Since its creation in 1986, CCPF members have worked tirelessly to give the gifts associated with the mission of Pheasants Forever, a national non-profit organization that calls for the protection and enhancement of pheasant and other wildlife populations through habitat improvement, land management, public awareness and education efforts
“We just love to see the wildlife out there,” said Scott Scheele of Norwood Young America, who is one of CCPF's founding members and was the chapter's first president. “We just want to save the wildlife habitat in Carver County.”
CCPF began when a group of local sportsmen - including Scheele, Larry Mueller, Tom Lehtinen, Daryl “Mugsy” Panning, Bert Tellers, Brian Biermann, Ron Knutson, Jeff Schmidt, Curty Stuewe, Rich Tuchtenhagen, Bill Kroells and Chuck Buckentin - decided it was time to bring an organization such as Pheasants Forever to Carver County.
Under the leadership of those 12 men, the chapter held its first meeting in September 1986 and received its charter in October 1986. By the time CCPF held its first banquet in January 1987, membership had grown to 40 people - although the banquet itself was attended by 350+ people, including Minnesota Vikings legend Bill Brown.
The chapter didn't waste time in delivering on the mission of Pheasants Forever. CCPF's conservation activities included planting trees and providing winter and safe nesting cover, organizing feeder programs, completing wetland restoration, providing money for land purchases (to conserve existing habitat) and more (the chapter continues to perform these activities today).
It didn't take long for CCPF to become one of the most active Pheasants Forever chapters in the nation. In 1988, CCPF was recognized as the seventh highest spending chapter in the nation for habitat spending. It was no small feat, considering there are more than 600 chapters and 100,000+ members in Pheasants Forever throughout the United States and Canada.
The first sponsor of CCPF was the Hamburg Hunting and Fishing Club, which donated $2,000. Today, CCPF boasts 500+ members throughout Carver County.
Working the mission
As noted, CCPF conducts a variety of conservation activities throughout the county - but it should be noted that the chapter isn't just for adults or land owners. Younger people also benefit from CCPF's educational programs and special events.

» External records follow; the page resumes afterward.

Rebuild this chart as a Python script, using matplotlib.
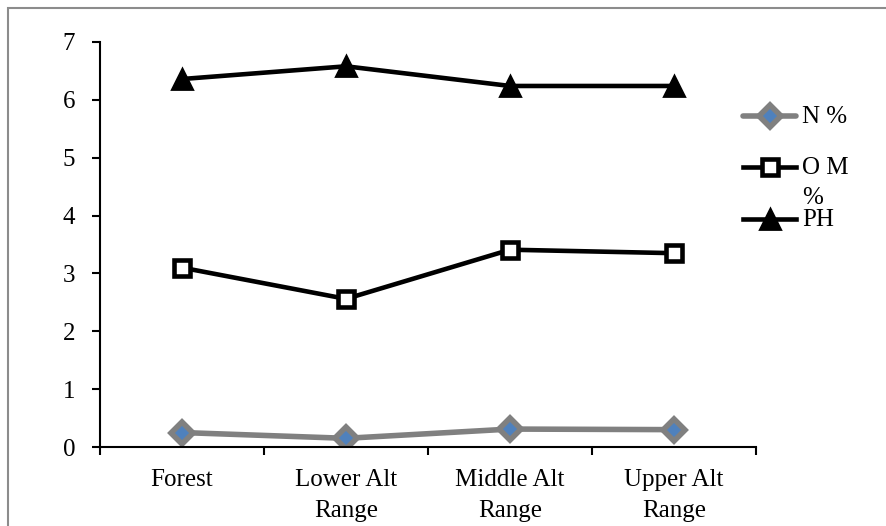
import matplotlib
matplotlib.use("Agg")
import matplotlib.pyplot as plt
from matplotlib.lines import Line2D
from matplotlib.patches import Rectangle

categories = ["Forest", "Lower Alt\nRange", "Middle Alt\nRange", "Upper Alt\nRange"]
n_pct = [0.25, 0.15, 0.31, 0.30]
om_pct = [3.10, 2.56, 3.41, 3.35]
ph = [6.36, 6.58, 6.24, 6.24]
yticks = [0, 1, 2, 3, 4, 5, 6, 7]

plt.rcParams['font.family'] = ['Liberation Serif', 'DejaVu Serif']
FS = 18

W, H = 886, 526
fig = plt.figure(figsize=(W / 100, H / 100), dpi=100)
ax = fig.add_axes([100 / W, 1 - 447 / H, 656 / W, 405 / H])

N_STYLE = dict(color='#808080', lw=4.0, marker='D', ms=11, mfc='#4F81BD',
               mec='#808080', mew=4.0, solid_capstyle='round')
OM_STYLE = dict(color='black', lw=3.3, marker='s', ms=11, mfc='white',
                mec='black', mew=3.3)
PH_STYLE = dict(color='black', lw=3.3, marker='^', ms=14, mfc='black',
                mec='black', mew=2.0)

x = list(range(len(categories)))
ax.plot(x, n_pct, **N_STYLE)
ax.plot(x, om_pct, **OM_STYLE)
ax.plot(x, ph, **PH_STYLE)

ax.set_xlim(-0.5, len(categories) - 0.5)
ax.set_ylim(0, 7)
ax.set_yticks(yticks)
ax.set_yticklabels([str(v) for v in yticks], fontsize=FS)
ax.set_xticks([i + 0.5 for i in range(-1, len(categories))])
ax.set_xticklabels([''] * (len(categories) + 1))
ax.tick_params(axis='y', direction='out', length=6, width=1.5, pad=12)
ax.tick_params(axis='x', direction='out', length=6, width=1.5)
for i, c in enumerate(categories):
    ax.text(i, -0.38, c, ha='center', va='top', fontsize=FS, linespacing=1.55,
            transform=ax.transData)
for s in ['top', 'right']:
    ax.spines[s].set_visible(False)
for s in ['left', 'bottom']:
    ax.spines[s].set_linewidth(1.5)

# manual legend
def fx(px):
    return px / W

def fy(py):
    return 1 - py / H

leg = [
    (116, N_STYLE, "N %"),
    (167, OM_STYLE, "O M\n%"),
    (219, PH_STYLE, "PH"),
]
for py, style, label in leg:
    fig.add_artist(Line2D([fx(743), fx(770), fx(796)], [fy(py)] * 3,
                          markevery=[1], transform=fig.transFigure, **style))
    fig.text(fx(802), fy(py - 10), label, ha='left', va='top', fontsize=FS,
             linespacing=1.5)

fig.add_artist(Rectangle((fx(8), -0.1), 1.2, fy(8) + 0.1, transform=fig.transFigure,
                         fill=False, ec='#8c8c8c', lw=1.5))

fig.savefig("out.png", dpi=100)
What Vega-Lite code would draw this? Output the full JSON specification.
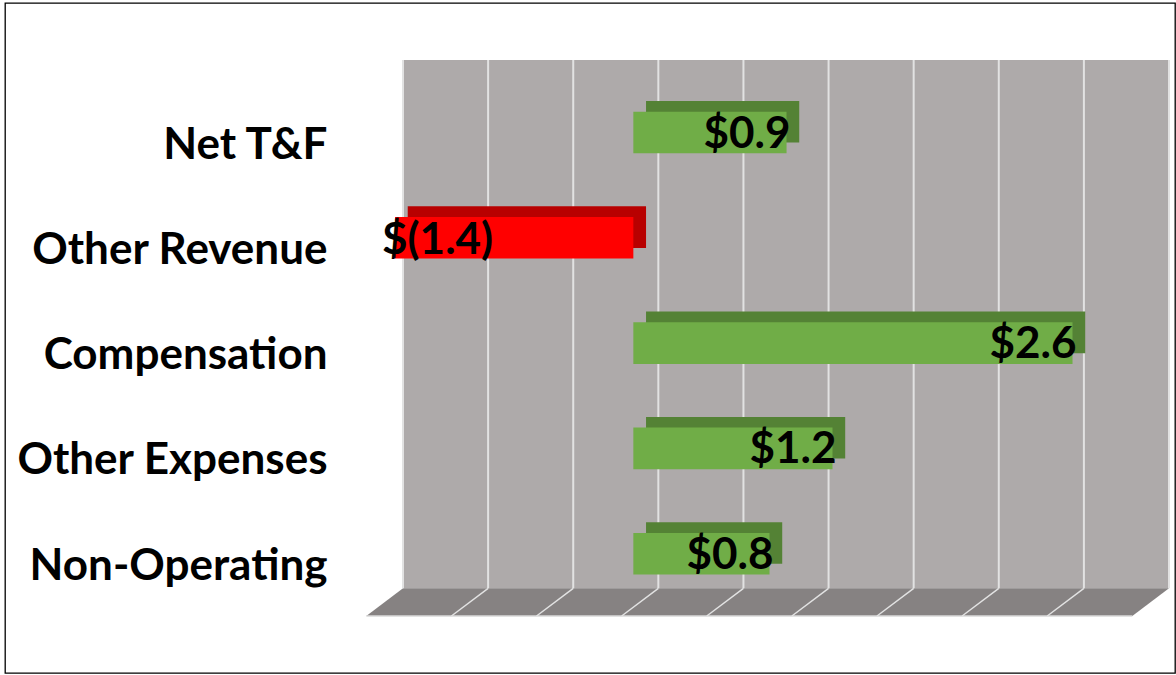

The educational programs (an effort led by Tom Cooper, CCPF's education committee chairman) are offered to schools and groups such as 4-H clubs - although CCPF teaches adults as well. The special events include a wood duck house building day for children. CCPF also recently created a scholarship program for students interested in conservation.
The chapter also encourages younger people to attend its family-oriented banquet. It offers free drawings featuring youth-friendly prizes for younger people who attend the event.
CCPF also annually sponsors a trip for two youths to attend a week-long camp that focuses on conservation.
The chapter finances its efforts through its annual banquet, which is its chief fundraiser. In the past 19 years, the chapter has raised almost $380,000 for local conservation projects.
CCPF controls all of the money it raised at its banquet. The majority of these funds are spent with Carver County habitat restoration projects. The chapter does annually donate to the Minnesota Habitat Fund, which uses these dollars to purchase private land, enhance the habitat on it and turn it into a public hunting area.
One local example of land purchasing is the Perbix Waterfowl Production Area, which is located near Hamburg.
“It was purchased in the spring of 1997,” explained Chip Hentges of the Carver Soil & Water Conservation District (SWCD), which works closely with CCPF because the SWCD has a direct connection to landowners on a daily basis and has access to a number of federal, state and private programs that are beneficial to the mission and activities of CCPF.
“(Since then), 164 acres of native grasslands have been planted, 67 acres of wetlands have been restored and a two-acre woody food plot and winter cover was planted in the spring of 1998.”
Focusing on habitat improvements in Carver County is CCPF's most important activity. “The biggest goal for Pheasants Forever is to work with local landowners to help them establish good habitat for wildlife,” Hentges affirmed.